Written request. Transcribe the material in full, exactly as written.

# START OF Data in this exercise

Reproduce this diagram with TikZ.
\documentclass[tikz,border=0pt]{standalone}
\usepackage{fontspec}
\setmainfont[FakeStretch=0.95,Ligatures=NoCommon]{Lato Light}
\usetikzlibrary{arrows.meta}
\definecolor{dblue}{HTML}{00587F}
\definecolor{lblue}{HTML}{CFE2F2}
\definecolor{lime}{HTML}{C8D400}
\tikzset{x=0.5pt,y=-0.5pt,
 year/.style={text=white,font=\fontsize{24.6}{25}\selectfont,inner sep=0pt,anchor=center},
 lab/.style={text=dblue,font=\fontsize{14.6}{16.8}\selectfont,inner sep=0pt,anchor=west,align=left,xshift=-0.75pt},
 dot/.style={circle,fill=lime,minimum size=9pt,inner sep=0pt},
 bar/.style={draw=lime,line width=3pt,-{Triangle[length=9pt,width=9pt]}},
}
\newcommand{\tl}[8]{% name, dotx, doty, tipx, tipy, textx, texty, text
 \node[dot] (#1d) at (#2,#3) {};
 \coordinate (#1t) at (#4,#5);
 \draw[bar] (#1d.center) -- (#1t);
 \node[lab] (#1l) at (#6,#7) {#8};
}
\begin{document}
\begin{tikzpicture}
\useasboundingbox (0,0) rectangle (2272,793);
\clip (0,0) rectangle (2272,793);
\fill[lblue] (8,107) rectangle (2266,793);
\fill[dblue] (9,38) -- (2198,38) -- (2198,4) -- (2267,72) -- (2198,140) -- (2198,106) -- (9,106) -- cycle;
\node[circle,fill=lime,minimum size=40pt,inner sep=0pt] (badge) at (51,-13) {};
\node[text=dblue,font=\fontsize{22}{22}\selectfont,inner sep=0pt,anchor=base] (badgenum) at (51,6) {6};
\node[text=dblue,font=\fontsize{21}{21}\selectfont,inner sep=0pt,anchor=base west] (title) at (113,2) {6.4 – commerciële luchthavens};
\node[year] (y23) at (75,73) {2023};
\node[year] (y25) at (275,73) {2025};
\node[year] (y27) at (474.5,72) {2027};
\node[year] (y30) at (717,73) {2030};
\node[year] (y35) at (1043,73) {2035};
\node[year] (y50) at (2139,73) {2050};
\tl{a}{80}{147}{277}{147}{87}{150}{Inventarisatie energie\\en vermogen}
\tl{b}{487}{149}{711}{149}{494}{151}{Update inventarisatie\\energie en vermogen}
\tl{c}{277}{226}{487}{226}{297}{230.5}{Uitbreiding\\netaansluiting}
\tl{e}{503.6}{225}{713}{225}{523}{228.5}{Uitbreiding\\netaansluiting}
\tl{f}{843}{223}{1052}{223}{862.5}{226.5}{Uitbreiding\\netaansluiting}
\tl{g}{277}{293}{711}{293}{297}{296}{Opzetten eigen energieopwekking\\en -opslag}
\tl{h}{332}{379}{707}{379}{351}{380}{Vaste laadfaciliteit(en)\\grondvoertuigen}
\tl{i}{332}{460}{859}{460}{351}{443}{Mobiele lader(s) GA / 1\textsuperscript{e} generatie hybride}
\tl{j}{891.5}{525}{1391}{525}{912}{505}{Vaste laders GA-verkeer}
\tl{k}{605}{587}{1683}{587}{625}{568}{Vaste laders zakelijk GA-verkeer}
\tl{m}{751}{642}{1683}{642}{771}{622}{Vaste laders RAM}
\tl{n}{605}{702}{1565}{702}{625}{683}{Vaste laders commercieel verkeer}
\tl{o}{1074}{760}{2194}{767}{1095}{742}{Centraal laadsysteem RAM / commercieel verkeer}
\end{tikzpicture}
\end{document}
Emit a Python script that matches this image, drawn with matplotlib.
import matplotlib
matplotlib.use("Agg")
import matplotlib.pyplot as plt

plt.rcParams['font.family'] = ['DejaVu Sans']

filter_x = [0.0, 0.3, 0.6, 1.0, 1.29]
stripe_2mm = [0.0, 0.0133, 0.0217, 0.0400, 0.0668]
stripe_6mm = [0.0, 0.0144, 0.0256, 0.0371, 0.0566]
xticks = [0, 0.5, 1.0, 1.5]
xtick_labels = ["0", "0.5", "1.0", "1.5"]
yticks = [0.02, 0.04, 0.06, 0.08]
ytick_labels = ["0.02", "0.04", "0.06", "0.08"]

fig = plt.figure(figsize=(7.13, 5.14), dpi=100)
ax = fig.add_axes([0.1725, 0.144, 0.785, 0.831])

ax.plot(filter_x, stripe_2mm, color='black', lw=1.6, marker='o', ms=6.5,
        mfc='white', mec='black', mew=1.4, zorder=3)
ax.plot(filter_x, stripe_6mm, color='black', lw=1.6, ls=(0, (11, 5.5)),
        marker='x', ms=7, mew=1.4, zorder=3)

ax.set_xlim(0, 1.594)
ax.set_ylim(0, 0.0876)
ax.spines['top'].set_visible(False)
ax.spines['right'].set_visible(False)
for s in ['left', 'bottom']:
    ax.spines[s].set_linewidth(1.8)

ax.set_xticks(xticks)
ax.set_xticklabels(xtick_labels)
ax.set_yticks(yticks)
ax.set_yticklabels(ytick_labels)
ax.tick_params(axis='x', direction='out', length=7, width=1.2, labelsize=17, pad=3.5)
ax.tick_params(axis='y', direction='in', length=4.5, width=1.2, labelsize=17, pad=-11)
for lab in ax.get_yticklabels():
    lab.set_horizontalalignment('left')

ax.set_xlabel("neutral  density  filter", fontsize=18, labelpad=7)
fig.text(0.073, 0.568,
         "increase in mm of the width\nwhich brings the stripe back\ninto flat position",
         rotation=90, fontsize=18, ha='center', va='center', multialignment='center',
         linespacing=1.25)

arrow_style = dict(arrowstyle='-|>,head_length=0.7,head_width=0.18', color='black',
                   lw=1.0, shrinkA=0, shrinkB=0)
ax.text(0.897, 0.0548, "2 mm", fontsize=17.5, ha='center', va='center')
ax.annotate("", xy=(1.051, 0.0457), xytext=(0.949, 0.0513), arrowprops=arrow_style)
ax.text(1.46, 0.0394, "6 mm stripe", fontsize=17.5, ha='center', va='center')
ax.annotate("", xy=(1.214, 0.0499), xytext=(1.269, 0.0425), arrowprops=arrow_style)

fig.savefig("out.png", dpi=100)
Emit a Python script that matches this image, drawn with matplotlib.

# END OF Data in this exercise

Finished task.
Reproduce this diagram with TikZ.
\documentclass[tikz,border=0pt]{standalone}
\usepackage{fontspec}
\setmainfont[FakeStretch=0.95,Ligatures=NoCommon]{Lato Light}
\usetikzlibrary{arrows.meta}
\definecolor{dblue}{HTML}{00587F}
\definecolor{lblue}{HTML}{CFE2F2}
\definecolor{lime}{HTML}{C8D400}
\tikzset{x=0.5pt,y=-0.5pt,
 year/.style={text=white,font=\fontsize{24.6}{25}\selectfont,inner sep=0pt,anchor=center},
 lab/.style={text=dblue,font=\fontsize{14.6}{16.8}\selectfont,inner sep=0pt,anchor=west,align=left,xshift=-0.75pt},
 dot/.style={circle,fill=lime,minimum size=9pt,inner sep=0pt},
 bar/.style={draw=lime,line width=3pt,-{Triangle[length=9pt,width=9pt]}},
}
\newcommand{\tl}[8]{% name, dotx, doty, tipx, tipy, textx, texty, text
 \node[dot] (#1d) at (#2,#3) {};
 \coordinate (#1t) at (#4,#5);
 \draw[bar] (#1d.center) -- (#1t);
 \node[lab] (#1l) at (#6,#7) {#8};
}
\begin{document}
\begin{tikzpicture}
\useasboundingbox (0,0) rectangle (2272,793);
\clip (0,0) rectangle (2272,793);
\fill[lblue] (8,107) rectangle (2266,793);
\fill[dblue] (9,38) -- (2198,38) -- (2198,4) -- (2267,72) -- (2198,140) -- (2198,106) -- (9,106) -- cycle;
\node[circle,fill=lime,minimum size=40pt,inner sep=0pt] (badge) at (51,-13) {};
\node[text=dblue,font=\fontsize{22}{22}\selectfont,inner sep=0pt,anchor=base] (badgenum) at (51,6) {6};
\node[text=dblue,font=\fontsize{21}{21}\selectfont,inner sep=0pt,anchor=base west] (title) at (113,2) {6.4 – commerciële luchthavens};
\node[year] (y23) at (75,73) {2023};
\node[year] (y25) at (275,73) {2025};
\node[year] (y27) at (474.5,72) {2027};
\node[year] (y30) at (717,73) {2030};
\node[year] (y35) at (1043,73) {2035};
\node[year] (y50) at (2139,73) {2050};
\tl{a}{80}{147}{277}{147}{87}{150}{Inventarisatie energie\\en vermogen}
\tl{b}{487}{149}{711}{149}{494}{151}{Update inventarisatie\\energie en vermogen}
\tl{c}{277}{226}{487}{226}{297}{230.5}{Uitbreiding\\netaansluiting}
\tl{e}{503.6}{225}{713}{225}{523}{228.5}{Uitbreiding\\netaansluiting}
\tl{f}{843}{223}{1052}{223}{862.5}{226.5}{Uitbreiding\\netaansluiting}
\tl{g}{277}{293}{711}{293}{297}{296}{Opzetten eigen energieopwekking\\en -opslag}
\tl{h}{332}{379}{707}{379}{351}{380}{Vaste laadfaciliteit(en)\\grondvoertuigen}
\tl{i}{332}{460}{859}{460}{351}{443}{Mobiele lader(s) GA / 1\textsuperscript{e} generatie hybride}
\tl{j}{891.5}{525}{1391}{525}{912}{505}{Vaste laders GA-verkeer}
\tl{k}{605}{587}{1683}{587}{625}{568}{Vaste laders zakelijk GA-verkeer}
\tl{m}{751}{642}{1683}{642}{771}{622}{Vaste laders RAM}
\tl{n}{605}{702}{1565}{702}{625}{683}{Vaste laders commercieel verkeer}
\tl{o}{1074}{760}{2194}{767}{1095}{742}{Centraal laadsysteem RAM / commercieel verkeer}
\end{tikzpicture}
\end{document}
Emit a Python script that matches this image, drawn with matplotlib.
import matplotlib
matplotlib.use("Agg")
import matplotlib.pyplot as plt

plt.rcParams['font.family'] = ['DejaVu Sans']

filter_x = [0.0, 0.3, 0.6, 1.0, 1.29]
stripe_2mm = [0.0, 0.0133, 0.0217, 0.0400, 0.0668]
stripe_6mm = [0.0, 0.0144, 0.0256, 0.0371, 0.0566]
xticks = [0, 0.5, 1.0, 1.5]
xtick_labels = ["0", "0.5", "1.0", "1.5"]
yticks = [0.02, 0.04, 0.06, 0.08]
ytick_labels = ["0.02", "0.04", "0.06", "0.08"]

fig = plt.figure(figsize=(7.13, 5.14), dpi=100)
ax = fig.add_axes([0.1725, 0.144, 0.785, 0.831])

ax.plot(filter_x, stripe_2mm, color='black', lw=1.6, marker='o', ms=6.5,
        mfc='white', mec='black', mew=1.4, zorder=3)
ax.plot(filter_x, stripe_6mm, color='black', lw=1.6, ls=(0, (11, 5.5)),
        marker='x', ms=7, mew=1.4, zorder=3)

ax.set_xlim(0, 1.594)
ax.set_ylim(0, 0.0876)
ax.spines['top'].set_visible(False)
ax.spines['right'].set_visible(False)
for s in ['left', 'bottom']:
    ax.spines[s].set_linewidth(1.8)

ax.set_xticks(xticks)
ax.set_xticklabels(xtick_labels)
ax.set_yticks(yticks)
ax.set_yticklabels(ytick_labels)
ax.tick_params(axis='x', direction='out', length=7, width=1.2, labelsize=17, pad=3.5)
ax.tick_params(axis='y', direction='in', length=4.5, width=1.2, labelsize=17, pad=-11)
for lab in ax.get_yticklabels():
    lab.set_horizontalalignment('left')

ax.set_xlabel("neutral  density  filter", fontsize=18, labelpad=7)
fig.text(0.073, 0.568,
         "increase in mm of the width\nwhich brings the stripe back\ninto flat position",
         rotation=90, fontsize=18, ha='center', va='center', multialignment='center',
         linespacing=1.25)

arrow_style = dict(arrowstyle='-|>,head_length=0.7,head_width=0.18', color='black',
                   lw=1.0, shrinkA=0, shrinkB=0)
ax.text(0.897, 0.0548, "2 mm", fontsize=17.5, ha='center', va='center')
ax.annotate("", xy=(1.051, 0.0457), xytext=(0.949, 0.0513), arrowprops=arrow_style)
ax.text(1.46, 0.0394, "6 mm stripe", fontsize=17.5, ha='center', va='center')
ax.annotate("", xy=(1.214, 0.0499), xytext=(1.269, 0.0425), arrowprops=arrow_style)

fig.savefig("out.png", dpi=100)
Emit a Python script that matches this image, drawn with matplotlib.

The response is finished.